I find myself largely agreeing with Dr Al Yousuf in his call for having a balanced fiscal policy. The fact that all GCC budgets have ended up with surpluses over the last fiscal years suggests that it is possible to reduce revenue sources.
Recently, Saudi authorities decided to slash fees related to matters such as the renewal of passports by half until 2010. The Saudi budget recorded surpluses of $71 billion and $48 billion in 2006 and 2007, respectively.
The 2006 surplus was a record, made possible on the backdrop of firm oil prices in international markets. The move meant that the authorities made more money available at the disposable of Saudi nationals, effectively amounting to social transfers.
Private sector initiatives
Additionally, I subscribe to the notion of allowing private sector firms to engage in development of infrastructure projects including power and water plants.
Private sector firms insist on profitability, hence requiring operating at the lowest possible operating costs, in turn allowing for transferring of savings to users.
Likewise, I admired the Malaysian practice of public monitoring of prices. Dr Mohammad Iqbal of Malaysia-GCC Business Council, described the Malaysia initiative of mobilising some 14,000 people to voluntarily engage in price monitoring as part of moves designed to stem irresponsible prices imposed by vendors.
Yet, I somehow disagreed with the suggestion of GCC countries jointly importing foodstuffs and commodities in order to stem the impact of rising inflation.
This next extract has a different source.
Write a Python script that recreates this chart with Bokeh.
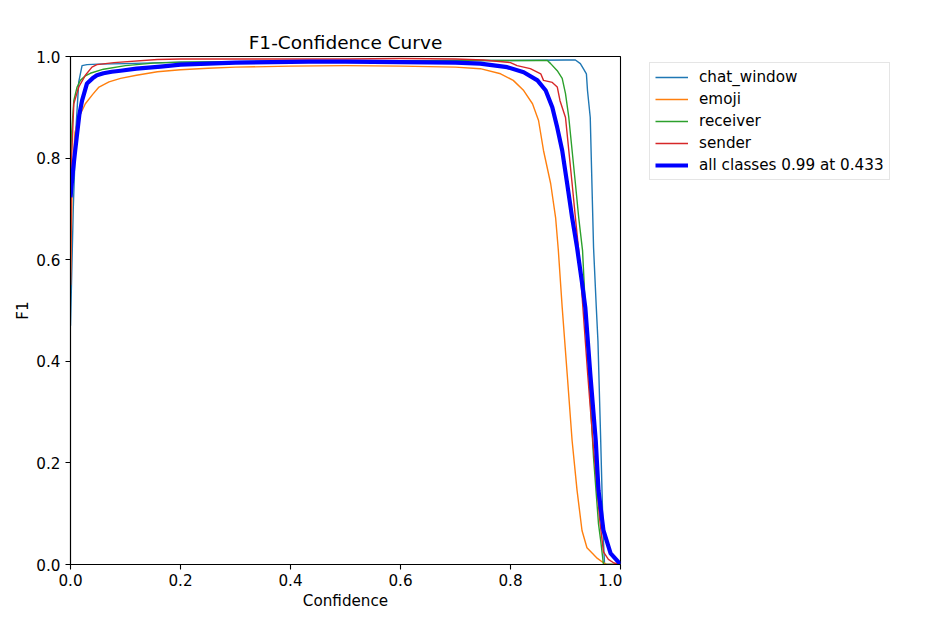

The problem is that the proposal is not practical, as it requires sustained coordination moves at all times. Also, the idea stands to deny firms having a competitive advantage over rivals.
Nowadays, inflation is a key challenge encountering the GCC economies. If left unresolved, inflationary pressures could eventually undermine growth rates and ongoing economic prosperity in the six-nation GCC.
It is argued that inflation, like unemployment, is the worst enemy for any economy as it affects everyone.
- The writer is a Member of Parliament in Bahrain.